The Taoiseach reiterated that the government is ready to deal with whatever may happen, but added that it won’t just be business as usual after Brexit. 

“We’ve protected the common travel area and this package will be there to supports incomes, to support jobs. It is not going to be a case of everything being alright. Brexit is bad news and a no-deal Brexit would be very bad news.

“But the package of supports that we will put in place for hundreds of millions of euros and will support and protect incomes and jobs in those most exposed sectors, particularly in the agri-food sector and will also help other businesses and other exporters to be orientated away from the UK markets to other markets. And the country is in a good space to deal with this if we have to,” said Varadkar. 

DUP and the deal

A question mark now hangs over the DUP and what they are minded to do next week.

Varadkar has said he believes the DUP do not want Britain to crash out of the EU.

“I had a chance actually to meet with Arlene Foster yesterday in Washington DC so I got to hear her perspective and she heard mine,” he said.

Varadkar and Foster both attended the Ireland Funds dinner on Wednesday evening in Washington. While Foster was seated on the table next to Varadkar, she was seen moving tables at the end of the evening and sitting next to the Taoiseach.

She was also present for the St Patrick’s Day celebrations at the White House, as well as the Speakers lunch on Capitol Hill.

“I certainly have the sense that the DUP would like the UK to leave the European Union with a deal, that they don’t want no deal either so at the moment they’re in discussions with the British government about how they might approach the next vote but they’re discussions that I’m not party to,” said Varadkar.

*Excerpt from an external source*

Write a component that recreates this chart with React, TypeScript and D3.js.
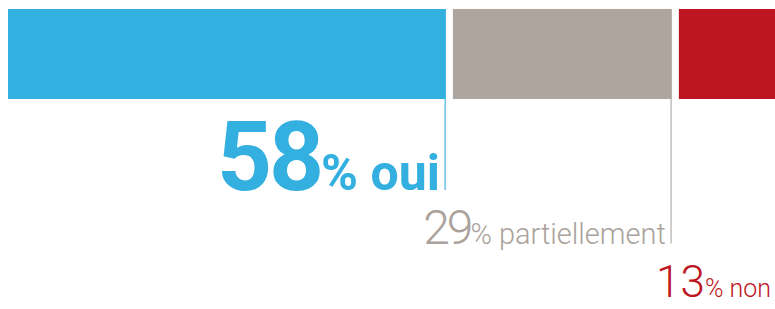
import React, { useRef, useEffect } from 'react';
import * as d3 from 'd3';

const categories = ['oui', 'partiellement', 'non'];
const values = [58, 29, 13];
const colors = ['#33afe0', '#aea59e', '#be1522'];
const textColors = ['#33afe0', '#aaa29b', '#be1522'];
const lineColors = ['#6cc4ea', '#c4beb9', '#be1522'];

const W = 775;
const H = 309;

const App: React.FC = () => {
  const svgRef = useRef<SVGSVGElement>(null);

  useEffect(() => {
    if (!svgRef.current) return;
    const svg = d3.select(svgRef.current);
    svg.selectAll('*').remove();

    const gap = 7;
    const barTop = 9;
    const barH = 90;

    // share scale (percent -> px)
    const x = d3.scaleLinear().domain([0, 100]).range([8, 763]);
    // label baselines stepped down per category
    const yLabel = d3.scalePoint<string>().domain(categories).range([190, 297]);

    const cum = d3.cumsum(values);
    const rows = categories.map((c, i) => {
      const x0 = x(cum[i] - values[i]) + i * gap;
      const x1 = x(cum[i]) + i * gap;
      return { c, v: values[i], i, x0, x1 };
    });

    svg
      .selectAll('rect.bar')
      .data(rows)
      .enter()
      .append('rect')
      .attr('class', 'bar')
      .attr('x', (d) => d.x0)
      .attr('y', barTop)
      .attr('width', (d) => d.x1 - d.x0)
      .attr('height', barH)
      .attr('fill', (d) => colors[d.i]);

    // leader lines
    svg
      .selectAll('line.lead')
      .data(rows)
      .enter()
      .append('line')
      .attr('class', 'lead')
      .attr('x1', (d) => d.x1 - 0.75)
      .attr('x2', (d) => d.x1 - 0.75)
      .attr('y1', barTop + barH)
      .attr('y2', (d) => yLabel(d.c)!)
      .attr('stroke', (d) => lineColors[d.i])
      .attr('stroke-width', 1.5);

    const big = [96, 48, 44];
    const small = [50, 29, 25];
    const weight = [700, 300, 300];
    const spacing = [-3, -3, 0];

    const labels = svg
      .selectAll('text.lbl')
      .data(rows)
      .enter()
      .append('text')
      .attr('class', 'lbl')
      .attr('x', (d) => d.x1 - 6)
      .attr('y', (d) => yLabel(d.c)!)
      .attr('text-anchor', 'end')
      .attr('font-family', 'Roboto, sans-serif')
      .attr('fill', (d) => textColors[d.i])
      .attr('font-weight', (d) => weight[d.i]);

    labels
      .append('tspan')
      .attr('font-size', (d) => big[d.i])
      .attr('letter-spacing', (d) => spacing[d.i])
      .text((d) => String(d.v));

    labels
      .append('tspan')
      .attr('font-size', (d) => small[d.i])
      .text((d) => `% ${d.c}`);
  }, []);

  return (
    <svg
      ref={svgRef}
      width={W}
      height={H}
      style={{ position: 'absolute', left: 0, top: 0, background: '#fff' }}
    />
  );
};

export default App;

The DUP is set to resume discussions with the British government on Monday ahead of an expected third Westminster vote on Theresa May’s Brexit deal next week.

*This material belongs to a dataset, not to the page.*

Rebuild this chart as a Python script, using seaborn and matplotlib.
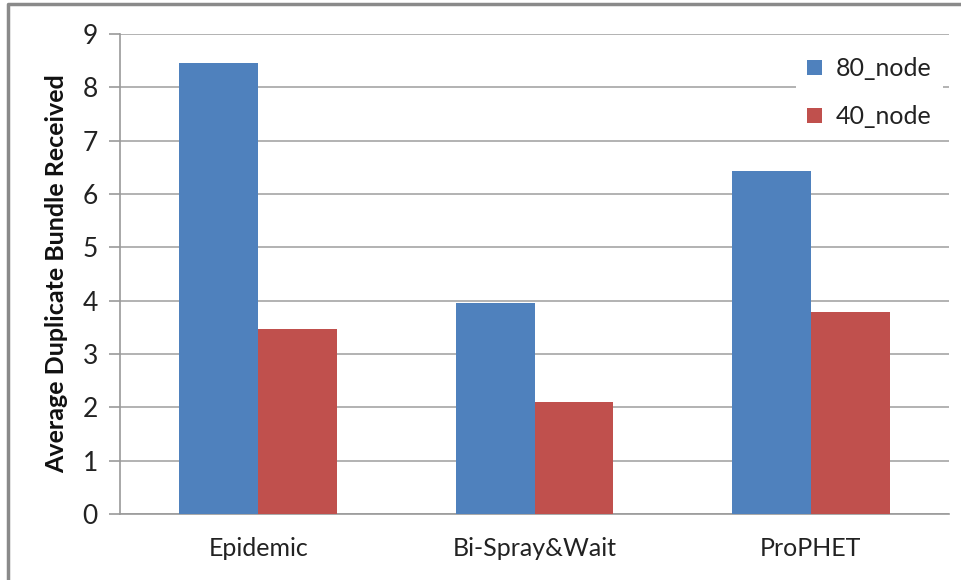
import matplotlib
matplotlib.use("Agg")
import matplotlib.pyplot as plt
import seaborn as sns
import pandas as pd
from matplotlib.lines import Line2D
from matplotlib.patches import Patch

categories = ["Epidemic", "Bi-Spray&Wait", "ProPHET"]
series_names = ["80_node", "40_node"]
node80 = [8.46, 3.96, 6.44]
node40 = [3.46, 2.10, 3.79]
y_ticks = [0, 1, 2, 3, 4, 5, 6, 7, 8, 9]

colors = ["#4F81BD", "#C0504D"]

df = pd.DataFrame({
    "protocol": categories * 2,
    "value": node80 + node40,
    "series": [series_names[0]] * 3 + [series_names[1]] * 3,
})

sns.set_style("white")
plt.rcParams["font.family"] = ["Lato", "DejaVu Sans"]

fig = plt.figure(figsize=(9.61, 5.8), dpi=100)
ax = fig.add_axes([120 / 961, 66 / 580, 829 / 961, 480 / 580])

sns.barplot(data=df, x="protocol", y="value", hue="series", palette=colors,
            width=0.57, gap=0, ax=ax, saturation=1, legend=False, zorder=3,
            linewidth=0)

ax.set_xlim(-0.5, 2.5)
ax.set_ylim(0, 9)
ax.set_yticks(y_ticks)
ax.yaxis.grid(True, color="#A6A6A6", linewidth=1.2, zorder=0)
ax.set_axisbelow(True)
for s in ["top", "right"]:
    ax.spines[s].set_visible(False)
for s in ["left", "bottom"]:
    ax.spines[s].set_color("#9A9A9A")
    ax.spines[s].set_linewidth(1.2)
ax.tick_params(axis="y", which="both", left=True, length=8, width=1.2,
               color="#9A9A9A", labelsize=19, labelcolor="#222222", pad=8)
ax.tick_params(axis="x", bottom=False, labelsize=18, labelcolor="#222222", pad=13)
ax.set_xlabel("")
ax.set_ylabel("Average Duplicate Bundle Received", fontsize=18, fontweight="bold",
              color="#111111", labelpad=10)

handles = [Patch(facecolor=c, edgecolor="none") for c in colors]
leg = ax.legend(handles, series_names, loc="upper right", bbox_to_anchor=(0.993, 0.975),
                frameon=True, fontsize=18, handlelength=0.6, handleheight=0.6,
                handletextpad=0.55, labelspacing=1.0, borderpad=0.45, borderaxespad=0)
leg.get_frame().set_facecolor("white")
leg.get_frame().set_edgecolor("none")
leg.get_frame().set_alpha(1)
leg.set_zorder(5)
for t in leg.get_texts():
    t.set_color("#222222")

fig.add_artist(Line2D([8 / 961, 8 / 961, 1.0], [0.0, 1 - 4 / 580, 1 - 4 / 580],
                      transform=fig.transFigure, color="#8A8A8A", linewidth=2.5))

fig.savefig("out.png", dpi=100, facecolor="white")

It is understood that a team led by deputy leader Nigel Dodds yesterday met a range of high-ranking Tories about the withdrawal agreement, with the discussions described as “constructive”.

Varadkar has said that Ireland has always been open to an extension of Article 50, which push out the date for Brexit, but he told the media in Washington this week that an extension would have to have a “purpose”. 

Tánaiste Simon Coveney told France 24 news channel that he also does not want to see “rolling” deadlines for Brexit.